No injured attribute gives the count of people who injured at the time of disaster and it has 6563 null values(integer datatype).
No homeless column gives the count of homeless people due to disaster and it has 7784 null values(integer datatype).
Total affected attribute gives the information about total number of people affected by disaster in many ways and it has 1778 null values(integer datatype).
Total damages column consists of number of people whose properties were damaged by the disaster and it has 6130 null values(integer datatype).

PLOTS and GRAPHS used for Visualization :

Heat map : It shows the Null values in Dataset.
Swarm plot : Plotting total Disasters per country in 2021.
Count plot

a) Plotting Count of Disaster Type and Subgroup’s where Year Ranging from 2000 — 2021.

b) Plotting Disaster Subgroup and Total Affected in India.
Strip plot : Plotting Top 10 Highest Total Affected Count with respect to Countries.
Pair plot : Pair Plot of all the possible pairs from CSV.
Rel plot : Plotting Total Affected Per Year.
LM plot : Plot of Total Homelessness among the Total Affected of every Year represented by years.
Violin plot : Plotting Homeless of each Year.
Word Cloud : Display the types of Natural Disasters.
Waffle Chart : For plotting Disaster type.
Joint Plot : Plotting Disaster type and Disaster Subgroup.
Dis Plot : Plotting number of regions.
Scatter Plot : Visualizing Total damages occurred in particular year.

Python Libraries used :

• Matplotlib: Cross platform for DV and graphical plotting library in python. Matplotlib supports all the popular charts (lots, histograms, power spectra, bar charts, error charts, scatterplots, etc.) right out of the box. There are also extensions that you can use to create advanced visualizations like 3-Dimensional plots, etc.

• Pandas: Famous and highly used data manipulation tool and its key data structure is df which is used to store and manipulate tabular data in rows of observations and columns of variables.

• Seaborn: Core purpose is making statistical graphics in python and can be customized easily, useful feature of Seaborn is that it supports a plethora of advanced plots like categorical plotting (catplot), distribution plotting using kde (distplot), swarm plot, etc. right out of the box. And of course, we saw one example of relplot above.

• WordCount: Wordcount library and stopwords is used to eliminate words that are commonly used which carries very little useful info.

Conclusion :

Good data visualization communicates a data set clearly and effectively by using graphics. The best visualizations make it easy to comprehend data at a glance. They take complex information and break it down in a way that makes it simple for the target audience to understand and on which to base their decisions. Conclusions like frequently occurred natural disaster (Floods) , year which had high count of homeless (2006), country which faced maximum number of total affected cases (China) are inferred from graphs.

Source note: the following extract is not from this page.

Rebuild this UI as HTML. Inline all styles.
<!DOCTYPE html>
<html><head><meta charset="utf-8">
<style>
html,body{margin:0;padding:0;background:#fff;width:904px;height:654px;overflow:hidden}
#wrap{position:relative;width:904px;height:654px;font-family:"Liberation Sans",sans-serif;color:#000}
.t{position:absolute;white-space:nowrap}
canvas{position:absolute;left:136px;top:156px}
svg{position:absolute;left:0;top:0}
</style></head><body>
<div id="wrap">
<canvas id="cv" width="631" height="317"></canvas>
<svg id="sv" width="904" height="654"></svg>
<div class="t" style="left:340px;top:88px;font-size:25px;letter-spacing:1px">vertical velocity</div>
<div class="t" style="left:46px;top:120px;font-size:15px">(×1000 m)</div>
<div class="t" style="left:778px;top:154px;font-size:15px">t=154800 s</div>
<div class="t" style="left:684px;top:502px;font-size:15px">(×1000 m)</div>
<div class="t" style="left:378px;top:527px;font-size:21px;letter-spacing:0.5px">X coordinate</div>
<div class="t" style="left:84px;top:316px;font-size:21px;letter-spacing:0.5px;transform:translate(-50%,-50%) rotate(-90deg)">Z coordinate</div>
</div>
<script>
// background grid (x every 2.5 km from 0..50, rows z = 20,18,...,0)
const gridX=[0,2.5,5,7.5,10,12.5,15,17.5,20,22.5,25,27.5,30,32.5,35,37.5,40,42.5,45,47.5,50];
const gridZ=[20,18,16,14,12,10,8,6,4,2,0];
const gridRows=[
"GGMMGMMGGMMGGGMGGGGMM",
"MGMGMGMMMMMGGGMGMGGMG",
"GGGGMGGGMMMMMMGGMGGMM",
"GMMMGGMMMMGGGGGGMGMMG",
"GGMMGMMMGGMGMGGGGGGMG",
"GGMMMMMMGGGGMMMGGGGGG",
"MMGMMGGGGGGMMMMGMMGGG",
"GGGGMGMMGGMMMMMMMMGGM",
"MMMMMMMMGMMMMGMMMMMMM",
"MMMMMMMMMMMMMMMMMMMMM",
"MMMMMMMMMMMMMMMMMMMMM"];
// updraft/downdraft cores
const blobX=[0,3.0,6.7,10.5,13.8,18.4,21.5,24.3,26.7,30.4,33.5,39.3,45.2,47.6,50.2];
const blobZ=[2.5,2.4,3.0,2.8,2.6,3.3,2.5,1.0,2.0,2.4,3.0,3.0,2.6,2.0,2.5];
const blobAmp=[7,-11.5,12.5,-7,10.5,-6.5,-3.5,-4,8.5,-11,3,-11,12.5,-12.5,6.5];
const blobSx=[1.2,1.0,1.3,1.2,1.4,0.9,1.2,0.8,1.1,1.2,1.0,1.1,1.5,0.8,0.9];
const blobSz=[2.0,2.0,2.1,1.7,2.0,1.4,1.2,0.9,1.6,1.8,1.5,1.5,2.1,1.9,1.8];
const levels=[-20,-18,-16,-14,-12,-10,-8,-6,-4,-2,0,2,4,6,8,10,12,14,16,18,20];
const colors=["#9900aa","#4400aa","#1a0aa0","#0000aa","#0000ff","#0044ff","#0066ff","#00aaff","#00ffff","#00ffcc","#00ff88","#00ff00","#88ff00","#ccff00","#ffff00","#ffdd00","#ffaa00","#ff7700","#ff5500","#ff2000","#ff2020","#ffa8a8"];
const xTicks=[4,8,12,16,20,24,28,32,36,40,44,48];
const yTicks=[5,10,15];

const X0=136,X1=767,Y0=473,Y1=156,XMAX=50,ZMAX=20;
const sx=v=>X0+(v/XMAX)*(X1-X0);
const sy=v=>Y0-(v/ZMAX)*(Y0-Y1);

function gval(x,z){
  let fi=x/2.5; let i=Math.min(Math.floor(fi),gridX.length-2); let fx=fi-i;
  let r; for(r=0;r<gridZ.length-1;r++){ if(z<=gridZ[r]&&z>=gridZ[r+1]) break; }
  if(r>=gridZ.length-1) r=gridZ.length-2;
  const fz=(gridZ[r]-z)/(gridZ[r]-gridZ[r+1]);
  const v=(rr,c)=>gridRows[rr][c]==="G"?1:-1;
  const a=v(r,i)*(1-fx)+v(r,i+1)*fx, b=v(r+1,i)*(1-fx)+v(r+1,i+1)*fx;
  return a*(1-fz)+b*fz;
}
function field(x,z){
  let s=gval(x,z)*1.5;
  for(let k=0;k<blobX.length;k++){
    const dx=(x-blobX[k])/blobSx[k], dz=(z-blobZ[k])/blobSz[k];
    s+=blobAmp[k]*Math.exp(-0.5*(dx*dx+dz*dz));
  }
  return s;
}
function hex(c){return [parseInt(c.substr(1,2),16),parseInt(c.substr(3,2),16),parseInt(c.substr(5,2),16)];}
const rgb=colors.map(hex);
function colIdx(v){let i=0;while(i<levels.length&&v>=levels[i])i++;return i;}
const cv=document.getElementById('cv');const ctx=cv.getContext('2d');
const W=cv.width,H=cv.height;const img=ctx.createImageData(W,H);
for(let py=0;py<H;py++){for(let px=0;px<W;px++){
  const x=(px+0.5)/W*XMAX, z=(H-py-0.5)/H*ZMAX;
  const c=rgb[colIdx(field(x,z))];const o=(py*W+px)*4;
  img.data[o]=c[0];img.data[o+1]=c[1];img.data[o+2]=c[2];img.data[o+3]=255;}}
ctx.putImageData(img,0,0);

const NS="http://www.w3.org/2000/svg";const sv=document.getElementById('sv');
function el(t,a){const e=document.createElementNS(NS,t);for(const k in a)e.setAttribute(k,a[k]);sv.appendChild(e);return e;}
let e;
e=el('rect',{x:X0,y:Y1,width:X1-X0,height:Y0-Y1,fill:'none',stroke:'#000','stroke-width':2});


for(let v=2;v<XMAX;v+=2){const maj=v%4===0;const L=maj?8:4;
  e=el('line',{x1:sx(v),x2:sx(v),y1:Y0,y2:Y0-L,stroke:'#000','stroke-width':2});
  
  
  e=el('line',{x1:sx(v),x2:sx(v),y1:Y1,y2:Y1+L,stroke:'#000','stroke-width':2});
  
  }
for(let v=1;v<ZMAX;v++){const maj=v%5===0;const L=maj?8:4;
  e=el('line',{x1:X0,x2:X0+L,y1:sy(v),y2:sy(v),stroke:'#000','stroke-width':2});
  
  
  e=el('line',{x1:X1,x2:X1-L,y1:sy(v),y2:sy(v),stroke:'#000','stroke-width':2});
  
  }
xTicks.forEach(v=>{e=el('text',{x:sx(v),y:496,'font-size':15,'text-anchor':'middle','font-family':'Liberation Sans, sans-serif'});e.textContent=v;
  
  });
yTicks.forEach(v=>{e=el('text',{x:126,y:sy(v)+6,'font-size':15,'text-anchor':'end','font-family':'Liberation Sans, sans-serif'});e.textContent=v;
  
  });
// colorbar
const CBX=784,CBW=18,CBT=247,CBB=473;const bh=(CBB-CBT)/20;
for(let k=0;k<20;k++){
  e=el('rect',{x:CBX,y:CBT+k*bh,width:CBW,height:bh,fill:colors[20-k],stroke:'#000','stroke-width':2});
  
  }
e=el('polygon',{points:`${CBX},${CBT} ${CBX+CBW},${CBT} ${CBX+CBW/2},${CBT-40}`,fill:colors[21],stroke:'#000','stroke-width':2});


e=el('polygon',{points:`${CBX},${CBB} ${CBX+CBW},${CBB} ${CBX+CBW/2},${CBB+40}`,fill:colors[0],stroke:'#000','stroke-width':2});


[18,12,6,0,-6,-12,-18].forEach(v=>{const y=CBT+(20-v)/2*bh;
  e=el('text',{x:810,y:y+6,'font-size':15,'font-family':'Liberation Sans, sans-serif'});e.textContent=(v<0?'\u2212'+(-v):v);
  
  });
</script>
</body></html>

These visualizations can help in taking measures to prevent the loss which occurs. Good governance of disaster risk is essential for making communities resilient to natural phenomena. There is an urgent need to invest in disaster risk reduction to minimize our vulnerability to future events. To date, much of the focus has been on reactive measures to address sudden onset events such as storms and landslides, including humanitarian aid relief and preparedness. However, climate change is also responsible for slow onset disasters such as drought. While emergency measures are critical in times of disasters and require continued efforts, as a global community we must move from reactive to proactive risk reduction. Proactive investments in risk reduction can help countries prepare for this type of disaster that may be ‘invisible’ until a crisis point is reached, when more resources may be required to reverse the damage.